U-Net: A User-Level Network Interface for Parallel and Distributed Computing [von Eicken, et al.]

Summary:

This paper presents a communications architecture that can be used to
avoid kernel system call and buffer copying overhead by virtualizing the
network interface and providing mux/demux for more direct user-level
access to the network.

Problem:

The problem U-Net addresses is that common operating systems were not
able to fully realize the performance that higher speed networks (such
as ATM OC-3 and fast ethernet) because of the processing overhead in
commodity operating systems' kernels.

Contributions:

* U-Net assists convenient development and protected operation of
RPC or asynchronous RPC messaging protocols by enabling the
construction of very low-latency protocols to run in user processes.

* The performance validation using a real parallel application (i.e. the
Split-C benchmarks) clearly demonstrates the improvements U-Net
offers, at least for operations typical in parallel processing
clusters.

* The authors definitely "think different", considering even the
potential advantage of doing compiler-assisted protocol development,
with all protocols compiled together and run in user-space rather than
some in kernel and some in user-space.

Flaws:

* Since the use of ATM was never popular at the network "edge" (instead
hybrid ethernet and ATM techniques such as ATM LAN Emulation were used
c. 1995), their implementation's reliance on the ATM (layer-2) VPI/VCI
to demux traffic and deliver it to the right process is not practical.
Today, on ethernet, one would have to resort to inspection beyond
layer-2 MAC address to demux, since application endpoints can't be
identified by just the layer-2 header as with ATM.

* It isn't clear, especially some 10+ years after this work,
if simply network stack tuning or loading these new protocols into the
kernel could acheive similar "small message" performance for some
apps.

* Since this writing, industry has provided protocol-specific (TCP)
offload network interface cards to shorten the critical path for
application network traffic.

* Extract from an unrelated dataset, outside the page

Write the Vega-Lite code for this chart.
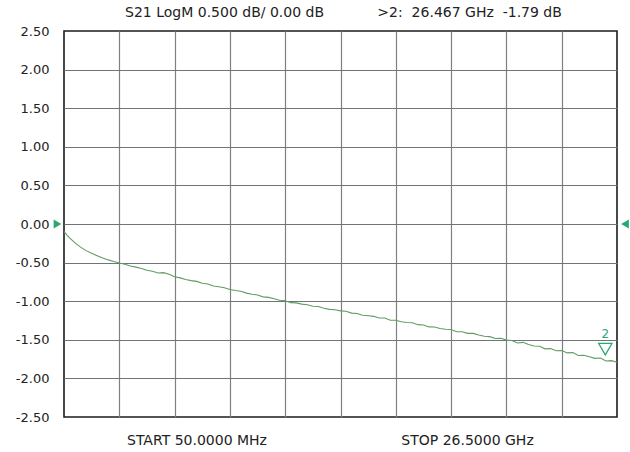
{
  "$schema": "https://vega.github.io/schema/vega-lite/v6.json",
  "width": 553,
  "height": 386,
  "autosize": {"type": "none"},
  "padding": {"left": 64, "top": 31, "right": 13, "bottom": 35},
  "background": "#ffffff",
  "config": {
    "view": {"stroke": "#1c1c1c", "strokeWidth": 1.6},
    "font": "DejaVu Sans"
  },
  "datasets": {
    "trace": [
      {"f": 0.050, "db": -0.100}, {"f": 0.103, "db": -0.115}, {"f": 0.182, "db": -0.140},
      {"f": 0.315, "db": -0.180}, {"f": 0.579, "db": -0.245}, {"f": 0.844, "db": -0.300},
      {"f": 1.108, "db": -0.345}, {"f": 1.373, "db": -0.380}, {"f": 1.637, "db": -0.410},
      {"f": 1.902, "db": -0.440}, {"f": 2.166, "db": -0.465}, {"f": 2.431, "db": -0.485},
      {"f": 2.695, "db": -0.505}, {"f": 2.960, "db": -0.522}, {"f": 3.224, "db": -0.545},
      {"f": 3.489, "db": -0.559}, {"f": 3.753, "db": -0.577}, {"f": 4.018, "db": -0.599},
      {"f": 4.282, "db": -0.613}, {"f": 4.547, "db": -0.634}, {"f": 4.811, "db": -0.630},
      {"f": 5.076, "db": -0.652}, {"f": 5.340, "db": -0.683}, {"f": 5.605, "db": -0.698},
      {"f": 5.869, "db": -0.720}, {"f": 6.134, "db": -0.733}, {"f": 6.398, "db": -0.743},
      {"f": 6.663, "db": -0.768}, {"f": 6.927, "db": -0.778}, {"f": 7.192, "db": -0.803},
      {"f": 7.456, "db": -0.813}, {"f": 7.721, "db": -0.826}, {"f": 7.985, "db": -0.848},
      {"f": 8.250, "db": -0.861}, {"f": 8.514, "db": -0.870}, {"f": 8.779, "db": -0.895},
      {"f": 9.043, "db": -0.910}, {"f": 9.308, "db": -0.920}, {"f": 9.572, "db": -0.944},
      {"f": 9.837, "db": -0.951}, {"f": 10.101, "db": -0.969}, {"f": 10.366, "db": -0.988},
      {"f": 10.630, "db": -0.994}, {"f": 10.895, "db": -1.019}, {"f": 11.159, "db": -1.022},
      {"f": 11.424, "db": -1.038}, {"f": 11.688, "db": -1.047}, {"f": 11.953, "db": -1.066},
      {"f": 12.217, "db": -1.069}, {"f": 12.482, "db": -1.091}, {"f": 12.746, "db": -1.106},
      {"f": 13.011, "db": -1.110}, {"f": 13.275, "db": -1.125}, {"f": 13.540, "db": -1.130},
      {"f": 13.804, "db": -1.154}, {"f": 14.069, "db": -1.159}, {"f": 14.333, "db": -1.183},
      {"f": 14.598, "db": -1.188}, {"f": 14.862, "db": -1.196}, {"f": 15.127, "db": -1.217},
      {"f": 15.391, "db": -1.217}, {"f": 15.656, "db": -1.246}, {"f": 15.920, "db": -1.246},
      {"f": 16.185, "db": -1.267}, {"f": 16.449, "db": -1.275}, {"f": 16.714, "db": -1.280},
      {"f": 16.978, "db": -1.304}, {"f": 17.243, "db": -1.309}, {"f": 17.507, "db": -1.333},
      {"f": 17.772, "db": -1.334}, {"f": 18.036, "db": -1.354}, {"f": 18.301, "db": -1.363},
      {"f": 18.565, "db": -1.367}, {"f": 18.830, "db": -1.396}, {"f": 19.094, "db": -1.396},
      {"f": 19.359, "db": -1.417}, {"f": 19.623, "db": -1.417}, {"f": 19.888, "db": -1.438},
      {"f": 20.152, "db": -1.454}, {"f": 20.417, "db": -1.459}, {"f": 20.681, "db": -1.483},
      {"f": 20.946, "db": -1.480}, {"f": 21.210, "db": -1.504}, {"f": 21.475, "db": -1.509},
      {"f": 21.739, "db": -1.542}, {"f": 22.004, "db": -1.533}, {"f": 22.268, "db": -1.560},
      {"f": 22.533, "db": -1.581}, {"f": 22.797, "db": -1.584}, {"f": 23.062, "db": -1.617},
      {"f": 23.326, "db": -1.614}, {"f": 23.591, "db": -1.641}, {"f": 23.855, "db": -1.638},
      {"f": 24.120, "db": -1.670}, {"f": 24.384, "db": -1.666}, {"f": 24.649, "db": -1.704},
      {"f": 24.913, "db": -1.700}, {"f": 25.178, "db": -1.720}, {"f": 25.442, "db": -1.740},
      {"f": 25.707, "db": -1.736}, {"f": 25.971, "db": -1.774}, {"f": 26.236, "db": -1.770},
      {"f": 26.500, "db": -1.790}
    ],
    "marker": [{"f": 26.467, "db": -1.79, "name": "2"}],
    "reference": [{"db": 0}]
  },
  "layer": [
    {
      "data": {"name": "trace"},
      "mark": {"type": "line", "color": "#5f9c62", "strokeWidth": 1.1},
      "encoding": {
        "x": {
          "field": "f", "type": "quantitative",
          "scale": {"domain": [0.05, 26.5], "nice": false, "zero": false},
          "axis": {
            "values": [2.695, 5.34, 7.985, 10.63, 13.275, 15.92, 18.565, 21.21, 23.855],
            "tickCount": 30,
            "grid": true, "gridColor": "#7c8181", "gridWidth": 1.2,
            "domain": false, "ticks": false, "labels": false, "title": null
          }
        },
        "y": {
          "field": "db", "type": "quantitative",
          "scale": {"domain": [-2.5, 2.5], "nice": false, "zero": false},
          "axis": {
            "values": [-2.5, -2, -1.5, -1, -0.5, 0, 0.5, 1, 1.5, 2, 2.5],
            "tickCount": 30,
            "labelExpr": "(datum.value < 0 ? '-' : '') + format(abs(datum.value), '.2f')",
            "labelOverlap": false, "labelBound": false, "labelFlush": false,
            "grid": true, "gridColor": "#6f7474", "gridWidth": 1.2,
            "gridOpacity": {"condition": {"test": "abs(datum.value) > 2.4", "value": 0}, "value": 1},
            "domain": false, "ticks": false, "labelPadding": 15,
            "labelFont": "DejaVu Sans", "labelFontSize": 13, "labelColor": "#222222",
            "title": null
          }
        }
      }
    },
    {
      "data": {"name": "marker"},
      "mark": {"type": "point", "shape": "triangle-down", "filled": false, "stroke": "#2aa874", "strokeWidth": 1.3, "size": 175, "xOffset": -11, "yOffset": -13, "opacity": 1},
      "encoding": {
        "x": {"field": "f", "type": "quantitative"},
        "y": {"field": "db", "type": "quantitative"}
      }
    },
    {
      "data": {"name": "marker"},
      "mark": {"type": "text", "color": "#2aa874", "font": "DejaVu Sans", "fontSize": 12, "dx": -11, "dy": -28, "baseline": "middle", "align": "center"},
      "encoding": {
        "x": {"field": "f", "type": "quantitative"},
        "y": {"field": "db", "type": "quantitative"},
        "text": {"field": "name"}
      }
    },
    {
      "data": {"name": "reference"},
      "mark": {"type": "point", "shape": "triangle-right", "filled": true, "color": "#2aa874", "size": 80, "xOffset": -6.5, "opacity": 1},
      "encoding": {
        "x": {"datum": 0.05, "type": "quantitative"},
        "y": {"field": "db", "type": "quantitative"}
      }
    },
    {
      "data": {"name": "reference"},
      "mark": {"type": "point", "shape": "triangle-left", "filled": true, "color": "#2aa874", "size": 80, "xOffset": 8, "opacity": 1},
      "encoding": {
        "x": {"datum": 26.5, "type": "quantitative"},
        "y": {"field": "db", "type": "quantitative"}
      }
    },
    {
      "data": {"values": [{}]},
      "mark": {"type": "text", "text": "S21 LogM 0.500 dB/ 0.00 dB", "font": "DejaVu Sans", "fontSize": 14, "color": "#222222", "align": "center", "baseline": "middle"},
      "encoding": {
        "x": {"datum": 7.73, "type": "quantitative"},
        "y": {"datum": 2.733, "type": "quantitative"}
      }
    },
    {
      "data": {"values": [{}]},
      "mark": {"type": "text", "text": ">2:\u00a0\u00a026.467 GHz\u00a0\u00a0-1.79 dB", "font": "DejaVu Sans", "fontSize": 14, "color": "#222222", "align": "center", "baseline": "middle"},
      "encoding": {
        "x": {"datum": 19.45, "type": "quantitative"},
        "y": {"datum": 2.733, "type": "quantitative"}
      }
    },
    {
      "data": {"values": [{}]},
      "mark": {"type": "text", "text": "START 50.0000 MHz", "font": "DejaVu Sans", "fontSize": 14, "color": "#222222", "align": "center", "baseline": "middle"},
      "encoding": {
        "x": {"datum": 6.41, "type": "quantitative"},
        "y": {"datum": -2.811, "type": "quantitative"}
      }
    },
    {
      "data": {"values": [{}]},
      "mark": {"type": "text", "text": "STOP 26.5000 GHz", "font": "DejaVu Sans", "fontSize": 14, "color": "#222222", "align": "center", "baseline": "middle"},
      "encoding": {
        "x": {"datum": 19.35, "type": "quantitative"},
        "y": {"datum": -2.811, "type": "quantitative"}
      }
    }
  ]
}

It seems this is another viable option,
especially combined with some sort of DMA from the card. Or perhaps
it would be sufficient to just address the kernel/application buffer
integration issue by improving existing APIs.

Performance Relevance:

The performace impact of this U-Net architecture is specifically
directed to local area scaled-out clusters of machines exchanging small
messages. The technique's primary value is to decrease the latency,
while retaining reliability, by keeping potentially suspect
application-specific network stack code within a user process.